Mesmo quando tudo parece estar acertado, o sentimento de que as coisas nunca mais serão as mesmas é pesado, e tudo graças ao fenomenal trabalho de Charlotte Rampling, que até quando tenta esconder seus sentimentos deixa transparecer a caótica dúvida e preocupação sobre sua relação, como no momento em que ouve atentamente seu marido relatar o acidente, toda a paciência e atenção não impedem seus olhos de mostrar o contrário.

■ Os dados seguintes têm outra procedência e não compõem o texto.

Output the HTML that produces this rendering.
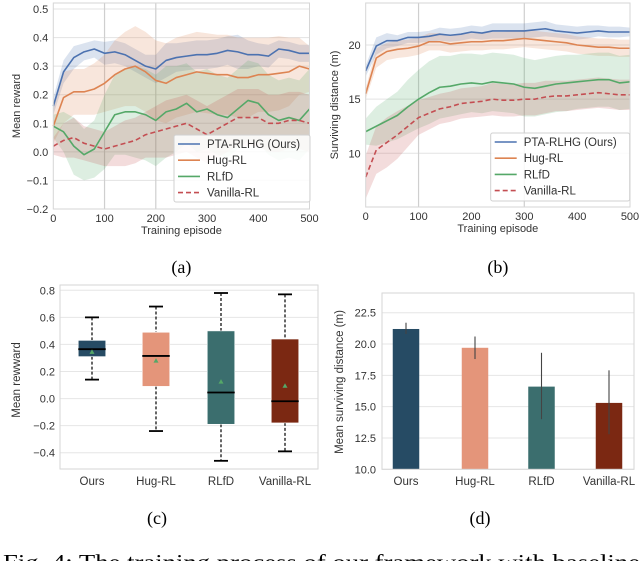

Para ela, é como se agora estivesse assombrada por um fantasma que nunca deixou sua casa, enquanto para ele a tragédia foi uma oportunidade para conhecer a mulher com quem ele resolveu passar o resto de sua vida junto.

É um filme bastante adulto, que traz à tona sentimentos tão sinceros quanto os dos protagonistas. Não há melodramas e nem lágrimas, e vale ser dito que são desnecessários. Seu fim imprevisível é até chocante dentro da sua simplicidade. Talvez direto demais, mas que mantém a proposta viva do filme de que somos apenas observadores e que a conclusão de fato é indefinida.

CONCLUSÃO...
Talvez o filme mais sério e adulto de 2015, tanto que é difícil o público comum conseguir achá-lo interessante. Um trabalho um tanto frio e distante de Andrew Haigh, pois sua intenção é nos fazer ser observadores incapazes de julgar, pois poderíamos estar no lugar de qualquer um dos protagonistas. Só a interpretação sutil e a presença marcante de Charlotte Rampling já vale uma espiada, mesmo que o tema não agrade.